> **Exercise task**: Where does the string "code" appear? Copy every line of the entries below that holds it.

-- Material for this exercise start --

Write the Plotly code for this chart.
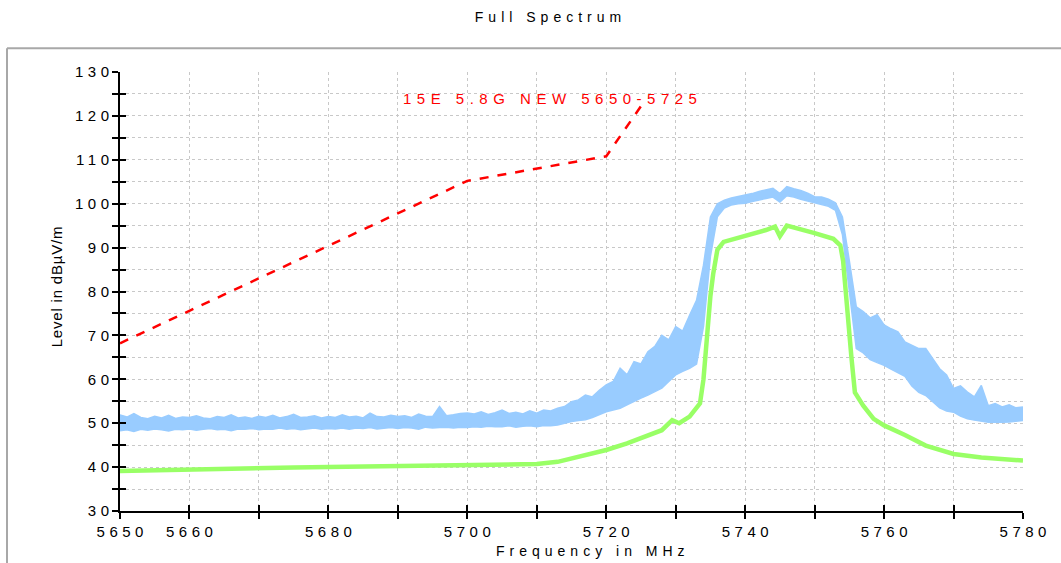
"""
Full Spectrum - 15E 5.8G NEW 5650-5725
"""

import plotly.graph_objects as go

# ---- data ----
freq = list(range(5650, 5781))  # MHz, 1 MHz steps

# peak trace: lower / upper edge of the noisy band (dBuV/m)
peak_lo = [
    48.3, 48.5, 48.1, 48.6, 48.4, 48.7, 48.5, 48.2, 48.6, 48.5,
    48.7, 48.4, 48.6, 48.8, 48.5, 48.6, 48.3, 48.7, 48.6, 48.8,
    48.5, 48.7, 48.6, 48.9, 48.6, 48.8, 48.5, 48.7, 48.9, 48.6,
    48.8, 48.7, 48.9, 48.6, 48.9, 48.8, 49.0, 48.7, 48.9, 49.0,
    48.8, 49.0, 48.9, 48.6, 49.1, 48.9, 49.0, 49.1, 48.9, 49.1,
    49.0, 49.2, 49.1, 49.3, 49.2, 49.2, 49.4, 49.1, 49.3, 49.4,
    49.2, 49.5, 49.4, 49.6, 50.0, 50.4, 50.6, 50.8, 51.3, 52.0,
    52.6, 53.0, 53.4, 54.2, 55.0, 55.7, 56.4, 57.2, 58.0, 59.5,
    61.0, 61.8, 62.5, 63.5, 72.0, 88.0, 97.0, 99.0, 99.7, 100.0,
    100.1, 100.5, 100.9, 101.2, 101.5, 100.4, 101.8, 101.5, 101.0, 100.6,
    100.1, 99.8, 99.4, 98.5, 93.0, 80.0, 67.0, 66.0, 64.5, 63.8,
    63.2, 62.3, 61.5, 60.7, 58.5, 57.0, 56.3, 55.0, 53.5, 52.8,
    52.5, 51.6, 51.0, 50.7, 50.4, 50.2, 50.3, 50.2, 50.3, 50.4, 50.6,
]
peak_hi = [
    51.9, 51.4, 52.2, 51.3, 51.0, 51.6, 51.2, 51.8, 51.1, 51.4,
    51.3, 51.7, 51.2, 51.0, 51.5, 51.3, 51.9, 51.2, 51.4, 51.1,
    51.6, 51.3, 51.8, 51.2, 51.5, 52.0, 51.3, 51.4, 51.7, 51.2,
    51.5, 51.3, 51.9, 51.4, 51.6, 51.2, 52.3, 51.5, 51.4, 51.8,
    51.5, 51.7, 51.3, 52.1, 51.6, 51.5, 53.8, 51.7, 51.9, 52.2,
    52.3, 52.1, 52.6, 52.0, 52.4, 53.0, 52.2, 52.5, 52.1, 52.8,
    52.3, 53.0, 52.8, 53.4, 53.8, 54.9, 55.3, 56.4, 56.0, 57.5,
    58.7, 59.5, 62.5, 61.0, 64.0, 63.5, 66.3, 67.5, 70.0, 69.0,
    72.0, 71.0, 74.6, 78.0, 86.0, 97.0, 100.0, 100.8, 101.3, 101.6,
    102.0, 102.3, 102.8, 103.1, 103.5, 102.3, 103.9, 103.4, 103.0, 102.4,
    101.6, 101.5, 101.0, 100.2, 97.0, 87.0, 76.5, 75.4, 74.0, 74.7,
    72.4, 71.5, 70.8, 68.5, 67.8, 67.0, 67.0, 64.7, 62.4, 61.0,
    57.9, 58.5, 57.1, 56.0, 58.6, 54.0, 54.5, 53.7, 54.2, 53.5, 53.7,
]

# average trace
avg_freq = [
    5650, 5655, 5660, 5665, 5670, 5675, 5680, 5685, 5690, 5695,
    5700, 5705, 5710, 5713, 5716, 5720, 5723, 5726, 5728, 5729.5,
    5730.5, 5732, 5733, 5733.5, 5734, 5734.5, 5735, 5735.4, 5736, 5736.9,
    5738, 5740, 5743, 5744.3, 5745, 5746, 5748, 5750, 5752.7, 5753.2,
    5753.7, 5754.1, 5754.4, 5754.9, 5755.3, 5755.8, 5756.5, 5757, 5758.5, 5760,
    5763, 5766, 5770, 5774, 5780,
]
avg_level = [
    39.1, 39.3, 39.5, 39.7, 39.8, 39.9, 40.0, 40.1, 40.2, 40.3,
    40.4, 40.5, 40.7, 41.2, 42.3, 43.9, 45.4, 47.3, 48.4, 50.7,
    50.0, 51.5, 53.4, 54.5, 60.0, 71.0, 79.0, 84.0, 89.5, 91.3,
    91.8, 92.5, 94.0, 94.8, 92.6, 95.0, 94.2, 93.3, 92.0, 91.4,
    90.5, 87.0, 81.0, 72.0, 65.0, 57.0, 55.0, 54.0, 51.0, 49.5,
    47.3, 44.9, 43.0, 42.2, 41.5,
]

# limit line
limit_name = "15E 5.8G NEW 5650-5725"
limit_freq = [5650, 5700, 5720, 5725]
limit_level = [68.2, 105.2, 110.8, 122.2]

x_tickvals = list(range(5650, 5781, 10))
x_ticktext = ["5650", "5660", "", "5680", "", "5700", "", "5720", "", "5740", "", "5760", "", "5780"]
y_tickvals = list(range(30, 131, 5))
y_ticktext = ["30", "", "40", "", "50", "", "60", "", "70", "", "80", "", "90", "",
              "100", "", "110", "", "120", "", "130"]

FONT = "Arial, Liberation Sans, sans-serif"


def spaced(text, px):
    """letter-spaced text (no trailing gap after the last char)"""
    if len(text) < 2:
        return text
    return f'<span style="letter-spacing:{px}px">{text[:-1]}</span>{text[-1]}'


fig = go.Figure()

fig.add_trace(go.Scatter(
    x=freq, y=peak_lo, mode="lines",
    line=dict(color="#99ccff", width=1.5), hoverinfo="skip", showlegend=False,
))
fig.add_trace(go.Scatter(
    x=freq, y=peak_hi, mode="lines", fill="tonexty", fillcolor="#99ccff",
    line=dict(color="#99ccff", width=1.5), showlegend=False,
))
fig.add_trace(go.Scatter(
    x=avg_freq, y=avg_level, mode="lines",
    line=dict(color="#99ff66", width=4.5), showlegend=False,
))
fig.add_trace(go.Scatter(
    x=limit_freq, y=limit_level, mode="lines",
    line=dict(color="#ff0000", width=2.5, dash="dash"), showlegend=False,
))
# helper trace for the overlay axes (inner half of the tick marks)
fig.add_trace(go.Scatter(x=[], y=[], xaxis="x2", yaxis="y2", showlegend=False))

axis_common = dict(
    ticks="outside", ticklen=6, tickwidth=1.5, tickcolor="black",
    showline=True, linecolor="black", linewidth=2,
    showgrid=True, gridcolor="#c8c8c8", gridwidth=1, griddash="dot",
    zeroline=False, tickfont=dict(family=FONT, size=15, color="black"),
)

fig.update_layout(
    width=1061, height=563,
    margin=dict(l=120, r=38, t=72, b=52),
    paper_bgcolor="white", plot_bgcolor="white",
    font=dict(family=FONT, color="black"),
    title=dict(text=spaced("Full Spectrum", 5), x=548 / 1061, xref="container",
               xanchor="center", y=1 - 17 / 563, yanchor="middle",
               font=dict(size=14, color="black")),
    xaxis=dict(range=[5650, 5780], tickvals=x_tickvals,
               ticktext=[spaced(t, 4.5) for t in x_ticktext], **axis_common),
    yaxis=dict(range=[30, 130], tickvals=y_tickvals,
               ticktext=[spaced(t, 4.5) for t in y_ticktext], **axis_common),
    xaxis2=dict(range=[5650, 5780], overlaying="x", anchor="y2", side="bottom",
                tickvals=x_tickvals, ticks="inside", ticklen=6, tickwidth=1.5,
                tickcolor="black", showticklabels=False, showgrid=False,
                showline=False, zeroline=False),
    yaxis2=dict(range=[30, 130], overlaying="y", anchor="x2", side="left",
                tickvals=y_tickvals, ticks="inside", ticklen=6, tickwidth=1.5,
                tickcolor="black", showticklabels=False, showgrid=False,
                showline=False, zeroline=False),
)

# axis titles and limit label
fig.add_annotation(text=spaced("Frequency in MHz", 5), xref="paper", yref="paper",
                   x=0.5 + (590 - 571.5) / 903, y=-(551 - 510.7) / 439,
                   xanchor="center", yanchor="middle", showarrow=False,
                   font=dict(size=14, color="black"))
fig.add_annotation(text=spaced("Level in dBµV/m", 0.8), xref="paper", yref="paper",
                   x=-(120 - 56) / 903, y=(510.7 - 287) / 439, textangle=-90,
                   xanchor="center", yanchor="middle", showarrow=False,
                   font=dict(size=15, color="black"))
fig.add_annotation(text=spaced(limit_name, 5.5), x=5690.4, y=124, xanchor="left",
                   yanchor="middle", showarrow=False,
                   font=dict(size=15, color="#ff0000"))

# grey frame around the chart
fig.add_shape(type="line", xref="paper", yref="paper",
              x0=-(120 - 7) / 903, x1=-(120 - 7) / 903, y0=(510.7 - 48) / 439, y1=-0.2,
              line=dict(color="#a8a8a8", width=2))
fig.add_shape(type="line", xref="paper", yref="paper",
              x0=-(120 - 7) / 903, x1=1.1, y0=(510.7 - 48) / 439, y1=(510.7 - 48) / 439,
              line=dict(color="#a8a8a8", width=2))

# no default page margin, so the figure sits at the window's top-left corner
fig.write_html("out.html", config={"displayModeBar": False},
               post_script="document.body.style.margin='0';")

-- Material for this exercise end --
-- Material for this exercise start --

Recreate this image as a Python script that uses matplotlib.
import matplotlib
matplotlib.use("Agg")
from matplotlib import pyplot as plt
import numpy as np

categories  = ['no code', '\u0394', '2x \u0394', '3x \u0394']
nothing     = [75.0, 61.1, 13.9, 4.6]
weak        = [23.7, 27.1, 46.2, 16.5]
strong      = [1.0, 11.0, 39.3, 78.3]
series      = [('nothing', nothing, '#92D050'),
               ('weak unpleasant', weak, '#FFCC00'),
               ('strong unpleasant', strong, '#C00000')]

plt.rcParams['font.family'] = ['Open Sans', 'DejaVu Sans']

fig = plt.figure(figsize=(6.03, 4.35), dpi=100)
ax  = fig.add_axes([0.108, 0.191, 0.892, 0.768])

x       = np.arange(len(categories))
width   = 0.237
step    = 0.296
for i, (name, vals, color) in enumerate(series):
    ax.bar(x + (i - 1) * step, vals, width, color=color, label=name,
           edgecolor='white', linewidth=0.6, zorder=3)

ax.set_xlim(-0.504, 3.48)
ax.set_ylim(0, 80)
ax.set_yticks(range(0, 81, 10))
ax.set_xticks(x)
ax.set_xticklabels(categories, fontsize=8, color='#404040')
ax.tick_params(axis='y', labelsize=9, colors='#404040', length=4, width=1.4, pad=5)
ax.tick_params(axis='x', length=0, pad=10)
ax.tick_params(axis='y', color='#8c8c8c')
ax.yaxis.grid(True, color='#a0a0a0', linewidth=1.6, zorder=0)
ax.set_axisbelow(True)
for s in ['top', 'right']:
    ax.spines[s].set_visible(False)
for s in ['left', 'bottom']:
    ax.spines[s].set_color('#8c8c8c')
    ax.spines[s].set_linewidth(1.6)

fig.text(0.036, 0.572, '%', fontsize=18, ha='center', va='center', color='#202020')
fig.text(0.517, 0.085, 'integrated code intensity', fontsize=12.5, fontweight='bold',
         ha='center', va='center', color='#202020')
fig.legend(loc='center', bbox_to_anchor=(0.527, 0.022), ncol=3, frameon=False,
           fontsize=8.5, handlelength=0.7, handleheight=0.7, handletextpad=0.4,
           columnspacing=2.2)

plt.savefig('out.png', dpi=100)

-- Material for this exercise end --
-- Material for this exercise start --

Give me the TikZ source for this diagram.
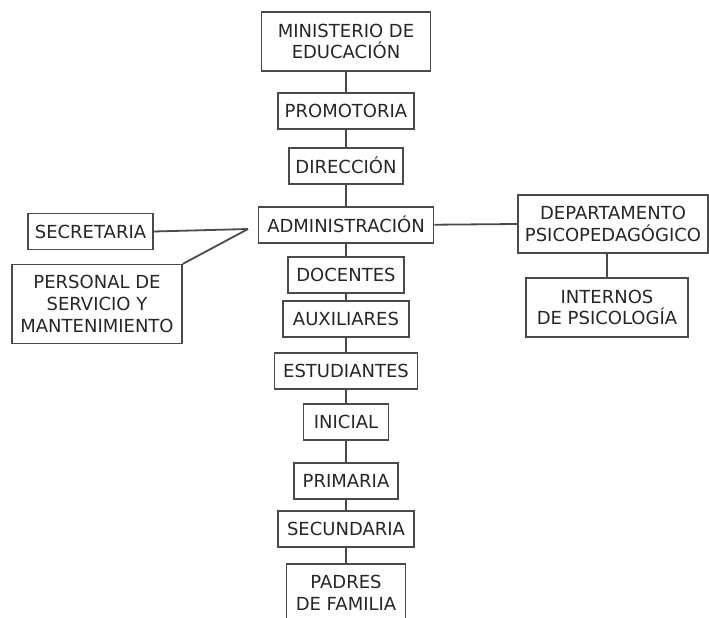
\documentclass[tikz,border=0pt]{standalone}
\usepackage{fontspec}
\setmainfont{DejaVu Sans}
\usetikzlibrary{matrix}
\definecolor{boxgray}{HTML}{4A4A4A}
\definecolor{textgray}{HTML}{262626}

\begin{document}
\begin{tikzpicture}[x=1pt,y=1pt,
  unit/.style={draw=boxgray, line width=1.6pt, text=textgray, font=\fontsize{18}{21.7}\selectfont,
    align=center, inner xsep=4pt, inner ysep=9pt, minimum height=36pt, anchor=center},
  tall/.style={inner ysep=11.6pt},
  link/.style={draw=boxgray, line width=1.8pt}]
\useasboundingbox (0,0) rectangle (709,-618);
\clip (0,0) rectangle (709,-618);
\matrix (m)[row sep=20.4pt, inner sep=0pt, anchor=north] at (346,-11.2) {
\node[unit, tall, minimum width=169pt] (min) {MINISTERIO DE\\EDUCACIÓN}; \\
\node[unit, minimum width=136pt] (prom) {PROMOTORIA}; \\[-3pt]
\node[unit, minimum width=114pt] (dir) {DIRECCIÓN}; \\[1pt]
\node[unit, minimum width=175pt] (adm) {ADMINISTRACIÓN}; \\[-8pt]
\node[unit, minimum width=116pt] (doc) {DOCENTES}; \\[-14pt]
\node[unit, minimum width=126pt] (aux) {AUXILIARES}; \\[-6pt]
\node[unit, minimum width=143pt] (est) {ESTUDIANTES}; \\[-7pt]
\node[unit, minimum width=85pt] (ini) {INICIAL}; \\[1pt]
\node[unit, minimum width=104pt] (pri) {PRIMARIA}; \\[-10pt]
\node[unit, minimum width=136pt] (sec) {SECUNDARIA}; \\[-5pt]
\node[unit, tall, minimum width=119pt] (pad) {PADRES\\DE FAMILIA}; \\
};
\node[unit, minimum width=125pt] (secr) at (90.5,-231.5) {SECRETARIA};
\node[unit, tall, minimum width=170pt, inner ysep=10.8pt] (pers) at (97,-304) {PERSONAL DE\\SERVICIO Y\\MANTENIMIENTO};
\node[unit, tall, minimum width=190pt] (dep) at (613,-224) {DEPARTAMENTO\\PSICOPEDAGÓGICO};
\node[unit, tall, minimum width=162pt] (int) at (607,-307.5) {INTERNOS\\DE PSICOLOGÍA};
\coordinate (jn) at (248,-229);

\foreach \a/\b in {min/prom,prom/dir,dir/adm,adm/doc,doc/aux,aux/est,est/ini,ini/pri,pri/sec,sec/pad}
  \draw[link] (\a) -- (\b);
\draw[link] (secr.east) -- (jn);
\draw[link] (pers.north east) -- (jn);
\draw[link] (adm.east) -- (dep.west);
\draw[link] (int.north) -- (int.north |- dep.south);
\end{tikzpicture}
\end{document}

-- Material for this exercise end --

> **Response below**:
Write the Plotly code for this chart.
categories  = ['no code', '\u0394', '2x \u0394', '3x \u0394']
fig.text(0.517, 0.085, 'integrated code intensity', fontsize=12.5, fontweight='bold',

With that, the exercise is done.